FAQs: Medical Malpractice Death Lawyer

Q: What is medical malpractice?

A: Medical malpractice occurs when a healthcare provider deviates from the normal standard of care that another healthcare professional with similar training would have provided the patient that results in injury or death. In short, it is negligence on the part of your healthcare provider, which can be a doctor, nurse, psychiatrist, dentist, medical specialist, or other technician or hospital worker.


Q: My husband died during a routine surgery. Can I file a medical malpractice claim on behalf of his estate?

A: Yes, but the plaintiff must show that the injury and death was a result of the doctor's actions during the surgery and that his/her actions deviated from the standard care associated with that particular procedure. If informed consent was given, the patient agreed and signed a form stating that there are no guarantees of medical results, and unexpected or unsuccessful results are possible even in routine procedures. It does not automatically mean that negligence was a factor in the patient's death. It is best to consult an attorney to discuss the details of the situation and to determine whether you have a case or not.
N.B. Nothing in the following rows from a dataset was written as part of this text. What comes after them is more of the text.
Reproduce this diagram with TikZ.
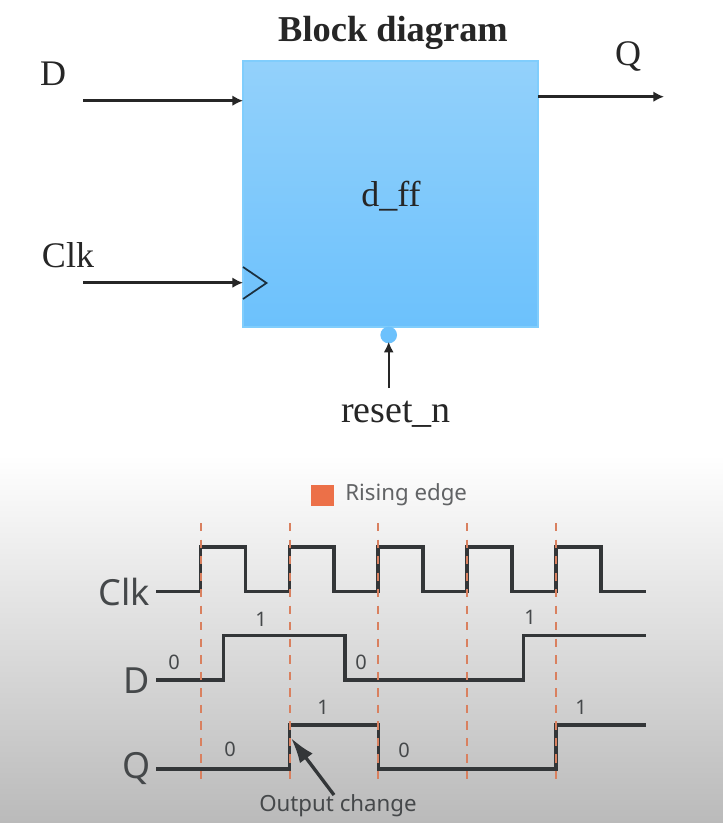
\documentclass[tikz,border=0pt]{standalone}
\usepackage{fontspec}
\setmainfont{Liberation Serif}
\newfontfamily\wavefont{Noto Sans}
\usetikzlibrary{arrows.meta}
\definecolor{boxtop}{HTML}{93D1FB}
\definecolor{boxbot}{HTML}{6CC1FC}
\definecolor{boxedge}{HTML}{80CDFC}
\definecolor{wave}{HTML}{333638}
\definecolor{dashc}{HTML}{D9805F}
\definecolor{legendc}{HTML}{EC7048}
\definecolor{bgbot}{HTML}{BABABA}
\definecolor{wtext}{HTML}{45484A}
\tikzset{
  px/.style={x=0.75pt,y=-0.75pt},
  blocktxt/.style={inner sep=0pt,text=black!85,font=\fontsize{27}{30}\selectfont},
  ffbox/.style={draw=boxedge,line width=0.8pt,top color=boxtop,bottom color=boxbot,inner sep=0pt,minimum width=221.25pt,minimum height=199.5pt},
  wire/.style={draw=black!85,line width=2.5pt,-{Latex[length=8pt,width=8pt]}},
  thinwire/.style={draw=black!85,line width=1.6pt,-{Latex[length=8pt,width=7.5pt]}},
  sig/.style={draw=wave,line width=2.5pt,line join=miter},
  edgeline/.style={draw=dashc,line width=1.5pt,dash pattern=on 6.2pt off 6.2pt},
  wlabel/.style={inner sep=0pt,text=wtext,font=\wavefont\fontsize{27}{29}\selectfont},
  bit/.style={inner sep=0pt,text=wtext,font=\wavefont\fontsize{15}{17}\selectfont},
  note/.style={inner sep=0pt,text=wtext,font=\wavefont\fontsize{16.7}{19}\selectfont}
}
\begin{document}
\begin{tikzpicture}[px]
\useasboundingbox (0,0) rectangle (723,823);
\fill[white] (0,0) rectangle (723,455);
\shade[top color=white,bottom color=bgbot] (0,455) rectangle (723,823);
% block diagram
\node[ffbox] (ff) at (390.5,194) {};
\node[blocktxt,font=\bfseries\fontsize{27.3}{30}\selectfont] (title) at (393,33) {Block diagram};
\node[blocktxt] (dname) at (391,196) {d\_ff};
\node[blocktxt] (dlab) at (53,74) {D};
\node[blocktxt] (clklab) at (68,255) {Clk};
\node[blocktxt] (qlab) at (628,57) {Q};
\node[blocktxt,font=\fontsize{28.5}{30}\selectfont] (rlab) at (396,414) {reset\_n};
\coordinate (din) at (83,100.7);
\coordinate (dend) at (243,100.7);
\coordinate (cin) at (83,282.7);
\coordinate (cend) at (243,282.7);
\coordinate (qstart) at (538,96.7);
\coordinate (qend) at (664,96.7);
\coordinate (rin) at (388.7,388);
\node[circle,fill=boxbot,draw=none,inner sep=0pt,minimum size=12.5pt] (bub) at (388.7,335) {};
\draw[wire] (din) -- (dend);
\draw[wire] (cin) -- (cend);
\draw[wire,line width=2pt] (qstart) -- (qend);
\draw[thinwire] (rin) -- ([yshift=1.5pt]bub.south);
\draw[draw=black!75!boxbot,line width=1.3pt] (243,267) -- (266.5,283) -- (243,299);
% legend
\node[fill=legendc,inner sep=0pt,minimum width=17pt,minimum height=16pt] (legsq) at (322.5,495.5) {};
\node[note,anchor=west,text=wtext!85!white] (legtxt) at (345,495) {Rising edge};
% waveforms
\draw[sig] (156,591.5) -- (200.5,591.5) -- (200.5,547) -- (245.5,547) -- (245.5,591.5)
  -- (289.5,591.5) -- (289.5,547) -- (334,547) -- (334,591.5)
  -- (378,591.5) -- (378,547) -- (423,547) -- (423,591.5)
  -- (467,591.5) -- (467,547) -- (512,547) -- (512,591.5)
  -- (556,591.5) -- (556,547) -- (601,547) -- (601,591.5) -- (646,591.5);
\draw[sig] (156,680) -- (223.5,680) -- (223.5,635.5) -- (345,635.5) -- (345,680)
  -- (523.5,680) -- (523.5,635.5) -- (646,635.5);
\draw[sig] (156,769) -- (289.5,769) -- (289.5,725) -- (378.5,725) -- (378.5,769)
  -- (556,769) -- (556,725) -- (646,725);
% dashed clock edges
\foreach \x in {200.5,289.5,378,467,556}
  \draw[edgeline] (\x,523) -- (\x,785);
\node[wlabel] (lclk) at (124.5,592) {Clk};
\node[wlabel] (ld) at (137,681) {D};
\node[wlabel] (lq) at (137,769) {Q};
\node[bit] (b1) at (261,619) {1};
\node[bit] (b2) at (530,617) {1};
\node[bit] (b3) at (174,662) {0};
\node[bit] (b4) at (361,662) {0};
\node[bit] (b5) at (323,707) {1};
\node[bit] (b6) at (581,707) {1};
\node[bit] (b7) at (230,749) {0};
\node[bit] (b8) at (404,750) {0};
\node[note] (oc) at (338,806) {Output change};
\coordinate (octip) at (291,738);
\coordinate (ocfrom) at (334,795);
\draw[draw=wave,line width=2.5pt,-{Latex[length=19pt,width=12pt]}] (ocfrom) -- (octip);
\end{tikzpicture}
\end{document}
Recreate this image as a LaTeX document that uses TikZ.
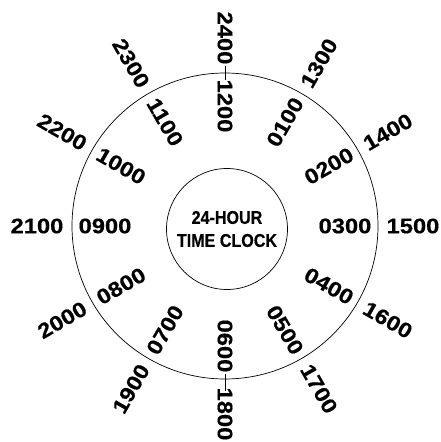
\documentclass[tikz,border=0pt]{standalone}
\usepackage{fontspec}
\newfontfamily\hourfont[FakeStretch=1.13, UprightFont={* Bold}, FakeBold=0.6]{Liberation Sans}
\newfontfamily\titlefont[FakeStretch=0.87, UprightFont={* Bold}, FakeBold=0.4]{Liberation Sans}
\tikzset{
	hour/.style={inner sep=0pt, font=\hourfont\fontsize{21}{24}\selectfont},
	dial/.style={line width=0.7pt},
}
\begin{document}
\begin{tikzpicture}[x=1pt, y=1pt]
		\useasboundingbox (-225,-216) rectangle (215,226);
		\draw[dial] (0,0) circle (153);
		\node[dial, draw, circle, minimum size=121, inner sep=0pt, align=center,
			font=\titlefont\fontsize{18.5}{23}\selectfont] (clock) at (2,-3)
		{24-HOUR\\TIME CLOCK};
		\draw[dial] (90:146) -- (90:160);
		\draw[dial] (270:148) -- (270:165);
		\foreach \h in {1,...,12} {
				\pgfmathtruncatemacro{\ang}{90-30*\h}
				\ifnum\h<7
					\pgfmathtruncatemacro{\rot}{\ang}
				\else
					\pgfmathtruncatemacro{\rot}{\ang+180}
				\fi
				\pgfmathtruncatemacro{\late}{\h+12}
				\node[hour, rotate=\rot] (am-\h) at (\ang:120) {\ifnum\h<10 0\fi\h00};
				\node[hour, rotate=\rot] (pm-\h) at (\ang:188) {\late00};
			}
	\end{tikzpicture}
\end{document}
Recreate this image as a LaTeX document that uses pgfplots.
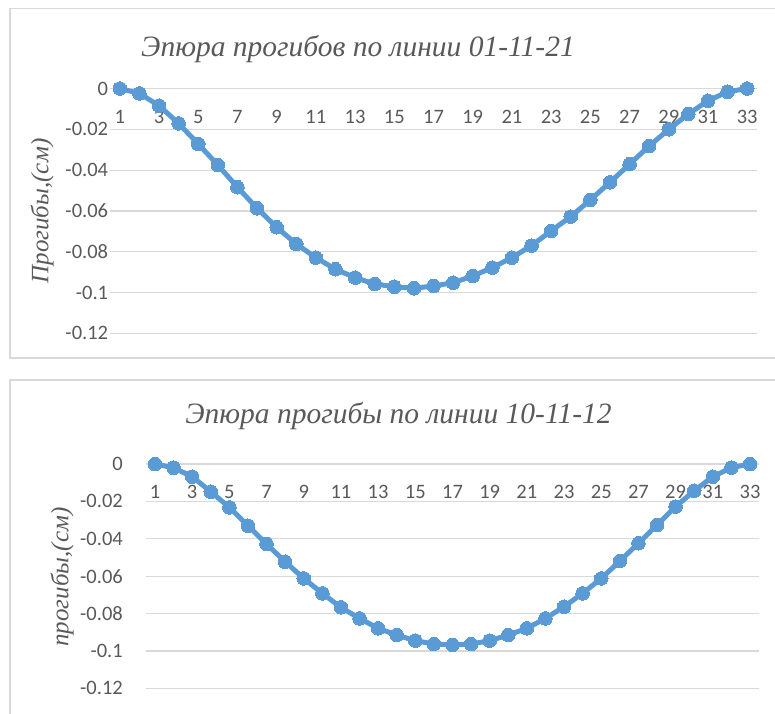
\documentclass[border=0pt]{standalone}
\usepackage{pgfplots}
\pgfplotsset{compat=1.18}
\usepackage{fontspec}
\setmainfont{Liberation Serif}
\newfontfamily\tickfont{Carlito}
\definecolor{txt}{HTML}{595959}
\definecolor{gridc}{HTML}{D9D9D9}
\definecolor{ser}{HTML}{5B9BD5}
\pgfplotsset{excel/.style={
  set layers,
  scale only axis,
  xmin=0.5, xmax=33.5, ymin=-0.12, ymax=0,
  axis line style={draw=none},
  major tick length=0pt,
  xtick={1,3,5,7,9,11,13,15,17,19,21,23,25,27,29,31,33},
  xticklabels={1,3,5,7,9,11,13,15,17,19,21,23,25,27,29,31,33},
  ytick={-0.12,-0.1,-0.08,-0.06,-0.04,-0.02,0},
  yticklabels={-0.12,-0.1,-0.08,-0.06,-0.04,-0.02,0},
  ymajorgrids, major grid style={gridc, line width=1.2pt},
  xticklabel pos=upper,
  xticklabel style={anchor=center, yshift=-28pt, inner sep=0pt},
  tick label style={font=\tickfont\fontsize{20.5}{24}\selectfont, text=txt},
  clip=false,
}}
\begin{document}
\begin{tikzpicture}
\draw[gridc, line width=1.2pt] (10pt,-8.5pt) rectangle (778pt,-358pt);
\draw[gridc, line width=1.2pt] (10pt,-720pt) -- (10pt,-380pt) -- (778pt,-380pt);
\begin{axis}[excel, at={(110pt,-333.3pt)}, anchor=south west, width=647pt, height=244.8pt,
  yticklabel style={anchor=east, inner sep=0pt, xshift=-1.7pt}]
\addplot[color=ser, line width=5pt, mark=*, mark size=6.8pt, mark options={fill=ser, draw=ser, line width=0pt}] coordinates {
(1,0)(2,-0.0024)(3,-0.0084)(4,-0.0171)(5,-0.0272)(6,-0.0375)(7,-0.0484)(8,-0.0587)(9,-0.068)(10,-0.0762)(11,-0.0829)(12,-0.0886)(13,-0.0927)(14,-0.0958)(15,-0.0972)(16,-0.0979)(17,-0.0968)(18,-0.0952)(19,-0.0919)(20,-0.0878)(21,-0.0829)(22,-0.077)(23,-0.0698)(24,-0.0628)(25,-0.0546)(26,-0.046)(27,-0.0371)(28,-0.0282)(29,-0.02)(30,-0.0125)(31,-0.006)(32,-0.0016)(33,0)};
\end{axis}
\begin{axis}[excel, at={(145.7pt,-688.3pt)}, anchor=south west, width=613.6pt, height=224.3pt,
  yticklabel style={anchor=east, inner sep=0pt, xshift=-22.7pt}]
\addplot[color=ser, line width=5pt, mark=*, mark size=6.8pt, mark options={fill=ser, draw=ser, line width=0pt}] coordinates {
(1,0)(2,-0.002)(3,-0.0068)(4,-0.0148)(5,-0.0232)(6,-0.033)(7,-0.0428)(8,-0.0523)(9,-0.0612)(10,-0.0692)(11,-0.0767)(12,-0.0826)(13,-0.0879)(14,-0.0915)(15,-0.0945)(16,-0.0963)(17,-0.0968)(18,-0.0963)(19,-0.0945)(20,-0.0915)(21,-0.0879)(22,-0.0826)(23,-0.0763)(24,-0.0692)(25,-0.0612)(26,-0.0519)(27,-0.0424)(28,-0.0326)(29,-0.0228)(30,-0.0143)(31,-0.0068)(32,-0.0019)(33,0)};
\end{axis}
\node[font=\itshape\fontsize{29.5}{34}\selectfont, text=txt] at (358pt,-49pt) {Эпюра прогибов по линии 01-11-21};
\node[font=\itshape\fontsize{29.5}{34}\selectfont, text=txt] at (398.5pt,-416.5pt) {Эпюра прогибы по линии 10-11-12};
\node[font=\itshape\fontsize{25}{30}\selectfont, text=txt, rotate=90] at (42pt,-211pt) {Прогибы,(см)};
\node[font=\itshape\fontsize{25}{30}\selectfont, text=txt, rotate=90] at (62pt,-577pt) {прогибы,(см)};
\pgfresetboundingbox
\path (0pt,0pt) rectangle (775pt,-713pt);
\end{tikzpicture}
\end{document}
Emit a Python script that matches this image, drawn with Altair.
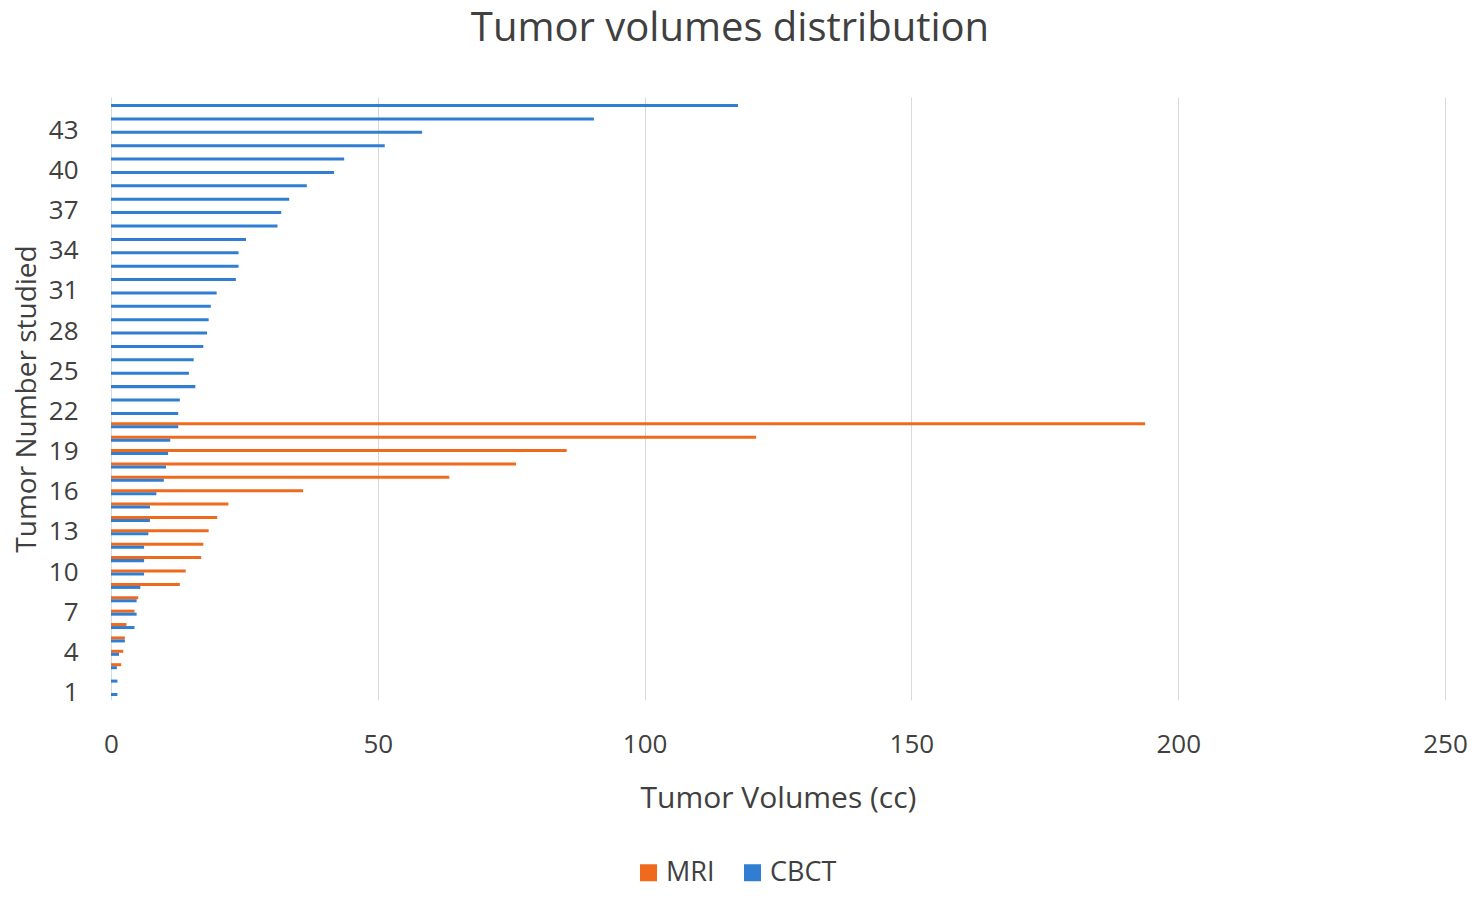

Q: What is "informed consent"?

A: Basically, "informed consent" means that a doctor or other health care provider is required to inform a patient of all possible outcomes, the risks, and any alternatives involved in whatever surgical procedure, medical procedure, or other course of treatment the patient is undergoing. After the patient is given this information, they should sign a statement saying they have been thoroughly "informed" and give the doctor permission or "consent" to proceed. However, this definition can vary from state to state depending on the statute in that state.


Q: What does a jury need to know to determine whether or not a doctor's actions were negligent?

A: The expert testimony, (usually another doctor or healthcare professional in the same specialty area), will be the primary focus of what the jury will consider to determine the doctor in question's negligence. The expert witnesses typically express an opinion when they testify that states if they believe the healthcare professional's actions followed standard medical practices, or deviated and did not meet the accepted standard of care.


Q: Is there a limit on the award I can receive for a deceased loved one due to medical malpractice?

A: Yes and no is the appropriate response. Texas bill HB4 amended medical malpractice cases to only allow a maximum of $250,000 for non-economic damages, which would be for pain and suffering and loss of companionship (known as consortium). There is still no set limit on the economic damages that can be awarded which include; payment of medical bills relating to the death, burial costs, loss of income, loss of retirement, and loss of other benefits, such as insurance.